そんな私がキナリ杯のために記事を書きたいと思ったのは、岸田奈美さんの文章を読んで、面白いと思ったことを伝えるだけでいいんだという勇気をもらえたからである。
単純に、自分が大好きで何よりも面白いと思っている「歌舞伎」のことを、誰か一人にでもいいから伝わってほしいと思った。

わりと自己肯定感低めな人生だったので、放っておくと愚痴と皮肉と自虐になりがちだから、明るく面白く書こうと意識することが自分の癒しにもなってとっても良かった。
そうか~、癒されたかったかわたし。

唐突だが私自身が病気で子宮をとっちゃったため子供がうめない。
っていうのもあって、ちょうど自分を癒したい時期に歌舞伎座に行ったから、ハマる要素はさらにあったといえる。
歌舞伎の子役のすべての成長を見守りたい欲求が止まらずヤベェなと思ってる。自覚はあるのでそっとしておいてほしい(もちろん大人の役者も好きです!!)

小さいころの憧れの【日本の芸能】をやれている子供へのうらやましさみたいなものも最初はあったかもしれないが、今となっては単純に成長を見守りたい。母親気分を通り越して、なんでも孫に買い与えちゃうおばあちゃんみたいになってる自分をキモいなと感じる第三者の視点だけは、忘れずにいたい。

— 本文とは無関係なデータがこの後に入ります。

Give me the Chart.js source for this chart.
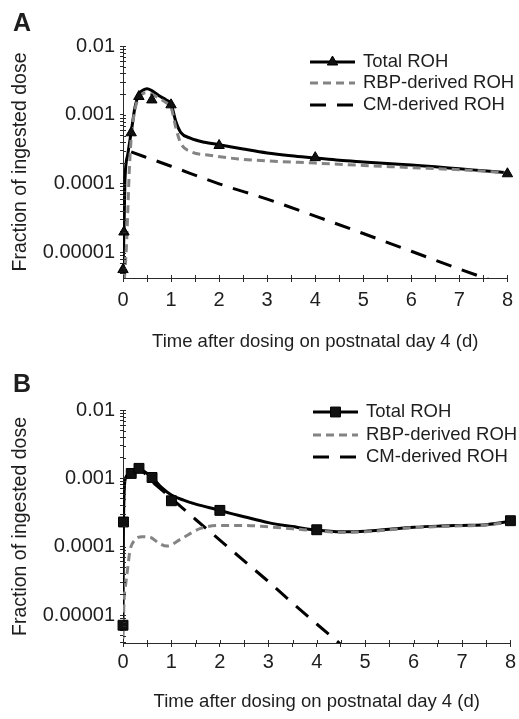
<!DOCTYPE html>
<html>
<head>
<meta charset="utf-8">
<title>ROH kinetics</title>
<script src="https://cdn.jsdelivr.net/npm/chart.js@4.4.1/dist/chart.umd.min.js"></script>
<style>
  html, body { margin: 0; padding: 0; background: #fff; }
  .panel { position: absolute; left: 0; width: 519px; }
  #panelA { top: 0; height: 360px; }
  #panelB { top: 360px; height: 359px; }
</style>
</head>
<body>
<div class="panel" id="panelA"><canvas id="chartA" width="519" height="360"></canvas></div>
<div class="panel" id="panelB"><canvas id="chartB" width="519" height="359"></canvas></div>
<script>
'use strict';

/* ── labels ── */
const SERIES_NAMES  = ['Total ROH', 'RBP-derived ROH', 'CM-derived ROH'];
const X_TITLE       = 'Time after dosing on postnatal day 4 (d)';
const Y_TITLE       = 'Fraction of ingested dose';
const X_TICK_VALUES = [0, 0.5, 1, 1.5, 2, 2.5, 3, 3.5, 4, 4.5, 5, 5.5, 6, 6.5, 7, 7.5, 8];
const X_TICK_LABELS = ['0', '1', '2', '3', '4', '5', '6', '7', '8'];
const Y_TICK_VALUES = [0.01, 0.001, 0.0001, 0.00001];
const Y_TICK_LABELS = ['0.01', '0.001', '0.0001', '0.00001'];

/* ── panel A (triangles) ── */
const A_OBS_X   = [0, 0.02, 0.17, 0.33, 0.6, 1, 2, 4, 8];
const A_OBS_Y   = [5.7e-6, 2.0e-5, 5.5e-4, 1.85e-3, 1.65e-3, 1.4e-3, 3.6e-4, 2.4e-4, 1.4e-4];
const A_TOTAL_X = [0, 0.02, 0.04, 0.1, 0.17, 0.25, 0.33, 0.42, 0.5, 0.6, 0.75, 0.9, 1.0, 1.1, 1.2,
                   1.4, 1.7, 2.0, 2.5, 3.0, 3.5, 4.0, 4.5, 5.0, 5.5, 6.0, 6.5, 7.0, 7.5, 8.0];
const A_TOTAL_Y = [5.7e-6, 2.0e-5, 1.1e-4, 2.7e-4, 5.6e-4, 1.3e-3, 2.0e-3, 2.3e-3, 2.4e-3, 2.25e-3,
                   1.9e-3, 1.65e-3, 1.45e-3, 8.0e-4, 5.6e-4, 4.6e-4, 4.0e-4, 3.7e-4, 3.2e-4, 2.8e-4,
                   2.55e-4, 2.37e-4, 2.2e-4, 2.08e-4, 1.97e-4, 1.87e-4, 1.77e-4, 1.65e-4, 1.55e-4, 1.45e-4];
const A_RBP_X   = [0.03, 0.07, 0.1, 0.13, 0.17, 0.25, 0.33, 0.42, 0.5, 0.6, 0.75, 0.9, 1.0, 1.1,
                   1.2, 1.4, 1.8, 2.4, 3.0, 4.0, 5.0, 6.0, 7.0, 8.0];
const A_RBP_Y   = [4.3e-6, 1.2e-5, 4.0e-5, 1.5e-4, 4.5e-4, 1.2e-3, 1.8e-3, 2.05e-3, 2.1e-3, 2.0e-3,
                   1.75e-3, 1.5e-3, 1.3e-3, 6.5e-4, 3.9e-4, 2.95e-4, 2.6e-4, 2.3e-4, 2.15e-4, 2.0e-4,
                   1.85e-4, 1.72e-4, 1.6e-4, 1.45e-4];
const A_CM_X    = [0.17, 1, 2, 3, 4, 5, 6, 7, 8];
const A_CM_Y    = [2.9e-4, 1.8e-4, 1.0e-4, 6.0e-5, 3.4e-5, 1.9e-5, 1.05e-5, 5.8e-6, 3.3e-6];

/* ── panel B (squares) ── */
const B_OBS_X   = [0, 0.01, 0.17, 0.33, 0.6, 1, 2, 4, 8];
const B_OBS_Y   = [7.1e-6, 2.3e-4, 1.18e-3, 1.4e-3, 1.03e-3, 4.7e-4, 3.4e-4, 1.77e-4, 2.4e-4];
const B_TOTAL_X = [0, 0.01, 0.05, 0.1, 0.17, 0.3, 0.45, 0.6, 0.8, 1.0, 1.25, 1.5, 2.0, 2.2, 2.5,
                   3.0, 3.5, 4.0, 4.5, 5.0, 5.5, 6.0, 6.5, 7.0, 7.5, 8.0];
const B_TOTAL_Y = [7.1e-6, 2.3e-4, 1.0e-3, 1.12e-3, 1.22e-3, 1.42e-3, 1.25e-3, 1.03e-3, 7.3e-4, 5.7e-4,
                   4.8e-4, 4.2e-4, 3.4e-4, 3.1e-4, 2.75e-4, 2.25e-4, 1.97e-4, 1.75e-4, 1.65e-4, 1.68e-4,
                   1.8e-4, 1.92e-4, 2.0e-4, 2.05e-4, 2.1e-4, 2.35e-4];
const B_RBP_X   = [0, 0.02, 0.06, 0.1, 0.14, 0.24, 0.4, 0.55, 0.75, 0.9, 1.2, 1.6, 2.0, 2.5, 3.0,
                   3.5, 4.0, 4.5, 5.0, 5.5, 6.0, 6.5, 7.0, 7.5, 8.0];
const B_RBP_Y   = [4.5e-6, 1.5e-5, 3.0e-5, 5.0e-5, 8.5e-5, 1.25e-4, 1.4e-4, 1.38e-4, 1.12e-4, 1.02e-4,
                   1.3e-4, 1.85e-4, 2.05e-4, 2.05e-4, 1.95e-4, 1.83e-4, 1.7e-4, 1.62e-4, 1.65e-4, 1.77e-4,
                   1.9e-4, 1.97e-4, 2.02e-4, 2.08e-4, 2.3e-4];
const B_CM_X    = [0.17, 0.33, 0.67, 1, 1.5, 2, 2.5, 3, 3.5, 4, 4.5];
const B_CM_Y    = [1.2e-3, 1.3e-3, 8.1e-4, 5.1e-4, 2.5e-4, 1.25e-4, 6.2e-5, 3.1e-5, 1.5e-5, 7.4e-6, 3.7e-6];

/* ── look ── */
const FONT_FAMILY = '"Liberation Sans", Arial, Helvetica, sans-serif';
const TEXT_COLOR  = '#1e1e1e';
const AXIS_COLOR  = '#2a2a2a';
const GREY_LINE   = '#848484';
const TICK_IN     = 3;   // part of each tick mark that crosses into the plot

Chart.defaults.font.family = FONT_FAMILY;
Chart.defaults.color = TEXT_COLOR;

function toPoints(xs, ys) {
  return xs.map((x, i) => ({ x: x, y: ys[i] }));
}

/* minor log ticks (2..9 per decade) + the labelled decades */
function logTicks(min, max) {
  const out = [];
  for (let e = -6; e <= -2; e++) {
    for (let m = 1; m <= 9; m++) {
      const v = m * Math.pow(10, e);
      if (v >= min * 0.999 && v <= max * 1.001) out.push(v);
    }
  }
  return out;
}

function yLabel(v) {
  const i = Y_TICK_VALUES.findIndex(t => Math.abs(Math.log10(t) - Math.log10(v)) < 1e-6);
  return i >= 0 ? Y_TICK_LABELS[i] : '';
}

function xLabel(v) {
  return Number.isInteger(v) ? X_TICK_LABELS[v] : '';
}

/* ── ticks that cross the axis line (inner half) ── */
const crossTicks = {
  id: 'crossTicks',
  afterDraw(chart) {
    const { ctx, chartArea, scales } = chart;
    ctx.save();
    ctx.strokeStyle = AXIS_COLOR;
    ctx.lineWidth = 1;
    ctx.beginPath();
    scales.x.ticks.forEach(t => {
      const px = Math.round(scales.x.getPixelForValue(t.value)) + 0.5;
      ctx.moveTo(px, chartArea.bottom);
      ctx.lineTo(px, chartArea.bottom - TICK_IN);
    });
    scales.y.ticks.forEach(t => {
      const py = Math.round(scales.y.getPixelForValue(t.value)) + 0.5;
      ctx.moveTo(chartArea.left, py);
      ctx.lineTo(chartArea.left + TICK_IN, py);
    });
    ctx.stroke();
    ctx.restore();
  }
};

/* ── panel letter + legend (line sample with marker) ── */
const panelDecor = {
  id: 'panelDecor',
  afterDraw(chart, args, o) {
    const ctx = chart.ctx;
    const ds  = chart.data.datasets;
    ctx.save();
    ctx.fillStyle = TEXT_COLOR;
    ctx.font = 'bold 25px ' + FONT_FAMILY;
    ctx.textBaseline = 'alphabetic';
    ctx.textAlign = 'left';
    ctx.fillText(o.letter, o.letterX, o.letterY);

    ctx.font = '18.5px ' + FONT_FAMILY;
    ctx.textBaseline = 'middle';
    o.rows.forEach((y, i) => {
      const line = ds.find(d => d.label === SERIES_NAMES[i]);
      ctx.save();
      ctx.strokeStyle = line.borderColor;
      ctx.lineWidth = line.borderWidth;
      ctx.setLineDash(line.borderDash || []);
      ctx.beginPath();
      ctx.moveTo(o.x0, y);
      ctx.lineTo(o.x1, y);
      ctx.stroke();
      ctx.restore();
      if (i === 0) {
        const mk = ds[0];
        ctx.save();
        ctx.fillStyle = mk.pointBackgroundColor;
        ctx.strokeStyle = mk.pointBorderColor;
        ctx.lineWidth = mk.pointBorderWidth;
        Chart.helpers.drawPoint(ctx, { pointStyle: mk.pointStyle, radius: mk.pointRadius, rotation: 0, borderWidth: mk.pointBorderWidth },
          (o.x0 + o.x1) / 2, y);
        ctx.restore();
      }
      ctx.fillStyle = TEXT_COLOR;
      ctx.fillText(SERIES_NAMES[i], o.textX, y);
    });
    ctx.restore();
  }
};

function buildChart(canvasId, p) {
  return new Chart(document.getElementById(canvasId), {
    type: 'line',
    data: {
      datasets: [
        { label: 'observed', data: toPoints(p.obsX, p.obsY), showLine: false, clip: false,
          pointStyle: p.marker, pointRadius: p.markerRadius, pointBackgroundColor: '#111',
          pointBorderColor: '#000', pointBorderWidth: 1, order: 0 },
        { label: SERIES_NAMES[1], data: toPoints(p.rbpX, p.rbpY), borderColor: GREY_LINE,
          borderWidth: 3, borderDash: [8, 5], pointRadius: 0, order: 1 },
        { label: SERIES_NAMES[0], data: toPoints(p.totalX, p.totalY), borderColor: '#000',
          borderWidth: 3, pointRadius: 0, order: 2 },
        { label: SERIES_NAMES[2], data: toPoints(p.cmX, p.cmY), borderColor: '#000',
          borderWidth: 3, borderDash: [16, 11], pointRadius: 0, order: 3 },
      ],
    },
    options: {
      responsive: false,
      animation: false,
      devicePixelRatio: 1,
      layout: { padding: { left: 0, right: 5, top: p.plotTop, bottom: 0 } },
      elements: { line: { cubicInterpolationMode: 'monotone', fill: false } },
      plugins: {
        legend: { display: false },
        tooltip: { enabled: false },
        panelDecor: {
          letter: p.letter, letterX: 13, letterY: p.letterY,
          x0: p.legendX0, x1: p.legendX1, textX: p.legendTextX, rows: p.legendRows,
        },
      },
      scales: {
        x: {
          type: 'linear', min: 0, max: 8,
          afterBuildTicks: s => { s.ticks = X_TICK_VALUES.map(v => ({ value: v })); },
          afterFit: s => { s.height = p.canvasH - p.plotBottom; },
          border: { color: AXIS_COLOR, width: 1 },
          grid: { drawOnChartArea: false, drawTicks: true, tickLength: 4, color: AXIS_COLOR },
          ticks: { autoSkip: false, maxRotation: 0, padding: p.xTickPad, font: { size: 20 },
                   color: TEXT_COLOR, callback: v => xLabel(v) },
          title: { display: true, text: X_TITLE, font: { size: 18.5 }, color: TEXT_COLOR,
                   padding: { top: 0, bottom: p.xTitlePadB } },
        },
        y: {
          type: 'logarithmic', min: p.yMin, max: 0.01,
          afterBuildTicks: s => { s.ticks = logTicks(p.yMin, 0.01).map(v => ({ value: v })); },
          afterFit: s => { s.width = 123; },
          border: { color: AXIS_COLOR, width: 1 },
          grid: { drawOnChartArea: false, drawTicks: true, tickLength: 3, color: AXIS_COLOR },
          ticks: { autoSkip: false, padding: 5, font: { size: 20 }, color: TEXT_COLOR,
                   callback: v => yLabel(v) },
          title: { display: true, text: Y_TITLE, font: { size: 19.5 }, color: TEXT_COLOR,
                   padding: { top: 9, bottom: 0 } },
        },
      },
    },
    plugins: [crossTicks, panelDecor],
  });
}

buildChart('chartA', {
  letter: 'A', letterY: 31, plotTop: 46, plotBottom: 278, canvasH: 360, yMin: 4.3e-6,
  xTickPad: 6, xTitlePadB: 7,
  legendX0: 310, legendX1: 355, legendTextX: 363, legendRows: [62, 83, 105],
  marker: 'triangle', markerRadius: 6,
  obsX: A_OBS_X, obsY: A_OBS_Y, totalX: A_TOTAL_X, totalY: A_TOTAL_Y,
  rbpX: A_RBP_X, rbpY: A_RBP_Y, cmX: A_CM_X, cmY: A_CM_Y,
});

buildChart('chartB', {
  letter: 'B', letterY: 32, plotTop: 50, plotBottom: 283, canvasH: 359, yMin: 3.9e-6,
  xTickPad: 3, xTitlePadB: 6,
  legendX0: 313, legendX1: 358, legendTextX: 366, legendRows: [52, 75, 97],
  marker: 'rect', markerRadius: 7,
  obsX: B_OBS_X, obsY: B_OBS_Y, totalX: B_TOTAL_X, totalY: B_TOTAL_Y,
  rbpX: B_RBP_X, rbpY: B_RBP_Y, cmX: B_CM_X, cmY: B_CM_Y,
});
</script>
</body>
</html>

もう何十年も歌舞伎を見ている人から見たら、まだ無知なことがたくさんあるんだろうけど、長三郎さんたちの子供・・いや孫の代まで歌舞伎を見続けたいと思っているので、どうか排除しないで生暖かい目で見守ってほしいなあと思っている。

おいでよ、歌舞伎沼

いまは5月だが、新型のアイツの影響で、歌舞伎の劇場公演も3月からずっと休止している。
70代80代の人間国宝がわんさかいらっしゃる歌舞伎界にとっては、本当に落ち着くまでやらないほうがいいんだろう。一日も早くウイルスがおとなしくなる日が訪れて、日本中の劇場や芝居小屋で歌舞伎の幕が開くのを心から待ち望んでいる。

再開した暁には、行ったことのない人もぜひ観に行ってほしい。

チケット高いんでしょ~?と思うかもしれないが、千円とかで観られるお席(幕見席)もありますよ~。席は遠いけど雰囲気は十分味わえる。
笑いたっぷりの演目や、きれいな舞踊もあるからストーリーとか知らなくても平気なものからお試ししてみてほしい。

別に着物で行く必要もないし、堅苦しいイメージでもない。
美味しい食べ物も、可愛いグッズも売ってる。
テーマパークのような気持ちで、ぜひ一度足を運んでみてほしい。

自分が望めばどんな新しい世界でも見られるよ。
それが歌舞伎じゃなくても、人生を楽しめる人がたくさん増えたらいい。
人生を楽しめる存在に、出会える人がたくさん増えますように。

歌舞伎沼のすみっこの住人として、愛をこめて。